Information provided =

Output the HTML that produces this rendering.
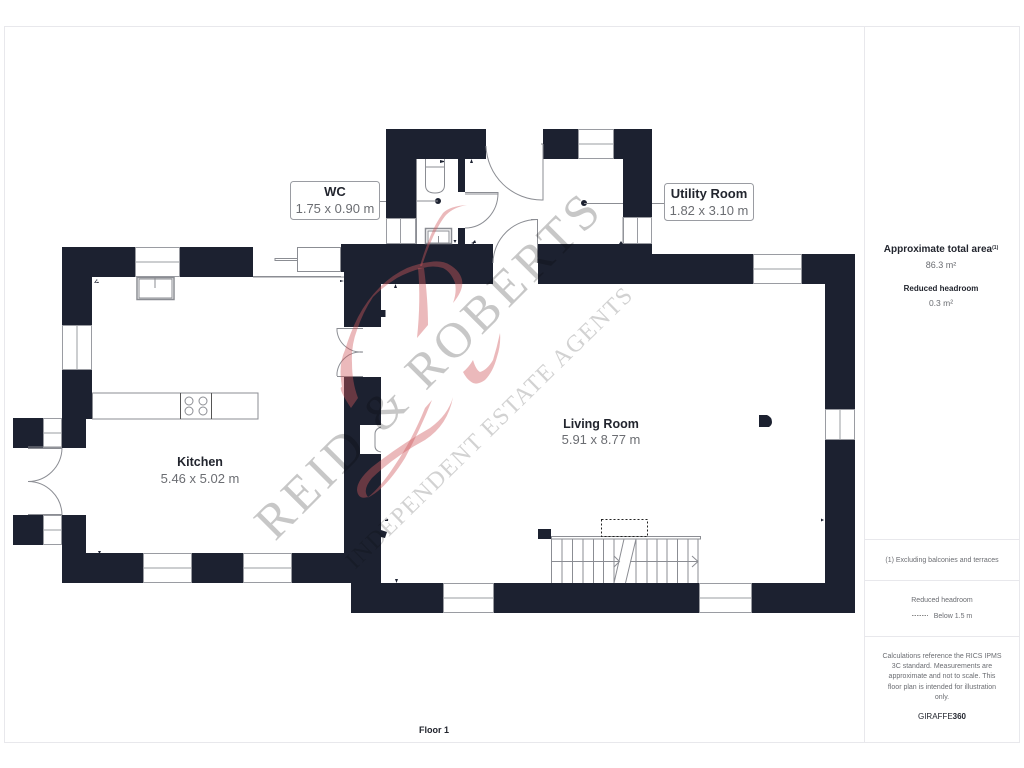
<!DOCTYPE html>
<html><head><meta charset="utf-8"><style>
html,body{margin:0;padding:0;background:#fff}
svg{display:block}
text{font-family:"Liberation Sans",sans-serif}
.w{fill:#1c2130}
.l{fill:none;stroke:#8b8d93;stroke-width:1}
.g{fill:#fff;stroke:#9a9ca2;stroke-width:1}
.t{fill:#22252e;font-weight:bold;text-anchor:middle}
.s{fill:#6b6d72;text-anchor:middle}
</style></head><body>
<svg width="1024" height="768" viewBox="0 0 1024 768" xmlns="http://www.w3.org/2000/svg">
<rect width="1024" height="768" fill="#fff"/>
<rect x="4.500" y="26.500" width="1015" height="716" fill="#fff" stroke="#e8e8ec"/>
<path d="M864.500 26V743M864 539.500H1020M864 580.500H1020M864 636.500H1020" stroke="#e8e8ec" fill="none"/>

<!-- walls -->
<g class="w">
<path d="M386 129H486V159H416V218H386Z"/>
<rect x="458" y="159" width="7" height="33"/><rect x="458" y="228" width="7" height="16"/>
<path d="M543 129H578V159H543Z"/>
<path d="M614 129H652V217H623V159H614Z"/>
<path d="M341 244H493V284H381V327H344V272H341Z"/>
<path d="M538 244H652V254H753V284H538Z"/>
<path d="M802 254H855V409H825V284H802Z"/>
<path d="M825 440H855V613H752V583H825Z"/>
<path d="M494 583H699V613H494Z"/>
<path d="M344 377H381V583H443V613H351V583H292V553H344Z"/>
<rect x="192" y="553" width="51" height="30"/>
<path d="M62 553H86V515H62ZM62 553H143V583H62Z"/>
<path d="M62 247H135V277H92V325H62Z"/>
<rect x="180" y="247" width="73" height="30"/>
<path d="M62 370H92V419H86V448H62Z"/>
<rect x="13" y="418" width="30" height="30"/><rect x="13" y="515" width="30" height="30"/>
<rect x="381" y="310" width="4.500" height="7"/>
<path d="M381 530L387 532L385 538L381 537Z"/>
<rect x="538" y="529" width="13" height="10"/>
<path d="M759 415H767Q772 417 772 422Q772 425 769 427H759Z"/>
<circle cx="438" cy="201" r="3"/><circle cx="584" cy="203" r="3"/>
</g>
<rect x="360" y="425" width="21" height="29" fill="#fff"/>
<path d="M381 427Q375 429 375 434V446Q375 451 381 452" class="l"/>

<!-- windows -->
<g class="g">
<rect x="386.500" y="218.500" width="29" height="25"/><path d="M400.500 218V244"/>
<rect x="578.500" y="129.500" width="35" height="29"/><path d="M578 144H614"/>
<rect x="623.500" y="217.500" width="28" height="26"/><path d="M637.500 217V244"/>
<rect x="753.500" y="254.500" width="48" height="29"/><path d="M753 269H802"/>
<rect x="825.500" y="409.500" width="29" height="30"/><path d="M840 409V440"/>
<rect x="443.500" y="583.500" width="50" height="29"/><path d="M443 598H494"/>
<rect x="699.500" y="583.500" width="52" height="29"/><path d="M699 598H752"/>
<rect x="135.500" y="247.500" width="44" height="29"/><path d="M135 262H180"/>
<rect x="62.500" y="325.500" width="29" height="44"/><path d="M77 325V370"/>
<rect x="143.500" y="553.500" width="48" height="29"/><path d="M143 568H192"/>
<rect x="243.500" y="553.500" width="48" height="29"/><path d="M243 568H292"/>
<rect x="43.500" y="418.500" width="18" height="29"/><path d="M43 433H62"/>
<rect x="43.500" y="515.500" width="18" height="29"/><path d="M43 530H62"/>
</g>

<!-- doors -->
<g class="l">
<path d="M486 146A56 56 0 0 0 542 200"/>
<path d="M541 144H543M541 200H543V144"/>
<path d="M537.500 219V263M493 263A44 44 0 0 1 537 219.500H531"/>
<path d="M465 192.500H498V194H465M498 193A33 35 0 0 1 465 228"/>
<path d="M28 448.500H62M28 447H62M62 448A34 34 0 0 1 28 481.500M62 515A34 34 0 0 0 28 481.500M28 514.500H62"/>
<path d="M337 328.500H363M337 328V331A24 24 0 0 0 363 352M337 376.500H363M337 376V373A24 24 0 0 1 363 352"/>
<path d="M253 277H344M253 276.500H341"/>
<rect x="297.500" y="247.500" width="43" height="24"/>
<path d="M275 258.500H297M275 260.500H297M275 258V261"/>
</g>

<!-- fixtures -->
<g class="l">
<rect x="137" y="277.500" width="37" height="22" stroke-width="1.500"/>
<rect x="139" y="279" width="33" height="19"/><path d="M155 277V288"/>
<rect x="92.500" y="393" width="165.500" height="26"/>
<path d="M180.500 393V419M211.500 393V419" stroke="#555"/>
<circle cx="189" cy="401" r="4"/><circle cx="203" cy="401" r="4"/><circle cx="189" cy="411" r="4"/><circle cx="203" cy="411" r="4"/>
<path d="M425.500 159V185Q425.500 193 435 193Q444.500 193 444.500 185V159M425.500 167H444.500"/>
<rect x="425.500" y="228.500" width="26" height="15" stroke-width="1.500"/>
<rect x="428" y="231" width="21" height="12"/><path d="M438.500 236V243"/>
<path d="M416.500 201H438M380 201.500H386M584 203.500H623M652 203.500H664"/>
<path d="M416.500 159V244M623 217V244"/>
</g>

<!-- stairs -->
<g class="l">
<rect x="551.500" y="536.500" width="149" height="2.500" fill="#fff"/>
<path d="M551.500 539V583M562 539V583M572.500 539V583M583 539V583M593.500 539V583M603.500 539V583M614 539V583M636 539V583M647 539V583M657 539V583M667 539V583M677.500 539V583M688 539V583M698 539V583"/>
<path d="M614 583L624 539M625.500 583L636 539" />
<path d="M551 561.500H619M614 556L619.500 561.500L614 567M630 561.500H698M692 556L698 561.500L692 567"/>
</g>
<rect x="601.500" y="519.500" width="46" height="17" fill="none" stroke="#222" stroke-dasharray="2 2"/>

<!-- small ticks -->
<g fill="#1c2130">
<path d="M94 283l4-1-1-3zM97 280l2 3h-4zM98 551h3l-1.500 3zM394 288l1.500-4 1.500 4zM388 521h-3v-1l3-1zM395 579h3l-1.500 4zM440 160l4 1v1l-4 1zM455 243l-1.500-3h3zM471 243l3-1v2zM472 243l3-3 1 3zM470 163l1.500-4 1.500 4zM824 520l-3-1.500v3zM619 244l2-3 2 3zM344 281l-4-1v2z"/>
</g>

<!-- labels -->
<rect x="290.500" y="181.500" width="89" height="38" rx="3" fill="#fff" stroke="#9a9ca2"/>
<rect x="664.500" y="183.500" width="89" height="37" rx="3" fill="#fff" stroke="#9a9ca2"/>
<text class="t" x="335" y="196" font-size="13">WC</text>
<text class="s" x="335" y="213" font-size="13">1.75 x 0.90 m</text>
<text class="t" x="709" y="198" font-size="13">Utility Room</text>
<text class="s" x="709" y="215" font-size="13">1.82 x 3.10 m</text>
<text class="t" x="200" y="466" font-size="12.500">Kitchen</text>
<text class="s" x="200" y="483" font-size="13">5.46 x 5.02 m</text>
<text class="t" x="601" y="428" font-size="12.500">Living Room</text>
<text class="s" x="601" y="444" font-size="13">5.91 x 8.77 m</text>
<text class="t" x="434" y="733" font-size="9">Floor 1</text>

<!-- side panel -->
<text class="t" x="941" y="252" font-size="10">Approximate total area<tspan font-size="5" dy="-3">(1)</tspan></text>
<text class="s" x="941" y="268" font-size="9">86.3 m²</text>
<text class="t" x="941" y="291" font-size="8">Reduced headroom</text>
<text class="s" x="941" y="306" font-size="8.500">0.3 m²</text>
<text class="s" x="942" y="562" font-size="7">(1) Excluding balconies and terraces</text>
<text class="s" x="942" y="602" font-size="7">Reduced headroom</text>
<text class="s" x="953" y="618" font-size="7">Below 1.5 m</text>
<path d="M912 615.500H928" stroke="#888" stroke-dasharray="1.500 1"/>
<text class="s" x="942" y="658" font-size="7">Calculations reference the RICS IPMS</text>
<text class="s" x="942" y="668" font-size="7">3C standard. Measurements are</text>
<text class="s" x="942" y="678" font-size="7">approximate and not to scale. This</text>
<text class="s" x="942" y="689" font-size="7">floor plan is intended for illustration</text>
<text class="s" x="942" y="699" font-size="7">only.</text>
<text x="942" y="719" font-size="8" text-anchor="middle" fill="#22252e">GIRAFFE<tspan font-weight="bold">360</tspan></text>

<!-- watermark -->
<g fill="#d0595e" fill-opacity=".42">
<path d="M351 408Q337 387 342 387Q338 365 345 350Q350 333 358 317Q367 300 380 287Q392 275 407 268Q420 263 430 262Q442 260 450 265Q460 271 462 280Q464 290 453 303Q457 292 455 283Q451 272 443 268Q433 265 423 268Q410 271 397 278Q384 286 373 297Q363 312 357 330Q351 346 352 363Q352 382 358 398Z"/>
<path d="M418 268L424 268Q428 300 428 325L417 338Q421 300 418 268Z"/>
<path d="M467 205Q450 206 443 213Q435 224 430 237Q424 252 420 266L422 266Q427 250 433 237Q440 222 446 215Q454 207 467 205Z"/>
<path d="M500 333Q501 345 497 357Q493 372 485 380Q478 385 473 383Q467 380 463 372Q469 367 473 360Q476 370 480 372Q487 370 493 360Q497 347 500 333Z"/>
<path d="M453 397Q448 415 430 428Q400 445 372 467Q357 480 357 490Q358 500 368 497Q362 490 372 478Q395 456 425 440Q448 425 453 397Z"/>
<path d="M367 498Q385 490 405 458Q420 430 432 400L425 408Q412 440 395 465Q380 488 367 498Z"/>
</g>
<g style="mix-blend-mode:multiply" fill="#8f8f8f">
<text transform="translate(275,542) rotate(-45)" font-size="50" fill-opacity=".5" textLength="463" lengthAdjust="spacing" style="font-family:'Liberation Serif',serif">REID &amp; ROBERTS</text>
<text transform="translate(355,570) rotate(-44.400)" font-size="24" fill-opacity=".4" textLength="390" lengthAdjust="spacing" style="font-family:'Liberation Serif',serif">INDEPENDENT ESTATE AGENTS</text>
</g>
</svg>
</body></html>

What needs to be done = Return exactly what appears from the opening line of the material through the line with "26V743M864 539.500H1020M864 580.500H1020M864", apart from the pictures.

Expected output =
Output the HTML that produces this rendering.
<!DOCTYPE html>
<html><head><meta charset="utf-8"><style>
html,body{margin:0;padding:0;background:#fff}
svg{display:block}
text{font-family:"Liberation Sans",sans-serif}
.w{fill:#1c2130}
.l{fill:none;stroke:#8b8d93;stroke-width:1}
.g{fill:#fff;stroke:#9a9ca2;stroke-width:1}
.t{fill:#22252e;font-weight:bold;text-anchor:middle}
.s{fill:#6b6d72;text-anchor:middle}
</style></head><body>
<svg width="1024" height="768" viewBox="0 0 1024 768" xmlns="http://www.w3.org/2000/svg">
<rect width="1024" height="768" fill="#fff"/>
<rect x="4.500" y="26.500" width="1015" height="716" fill="#fff" stroke="#e8e8ec"/>
<path d="M864.500 26V743M864 539.500H1020M864 580.500H1020M864 636.500H1020" stroke="#e8e8ec" fill="none"/>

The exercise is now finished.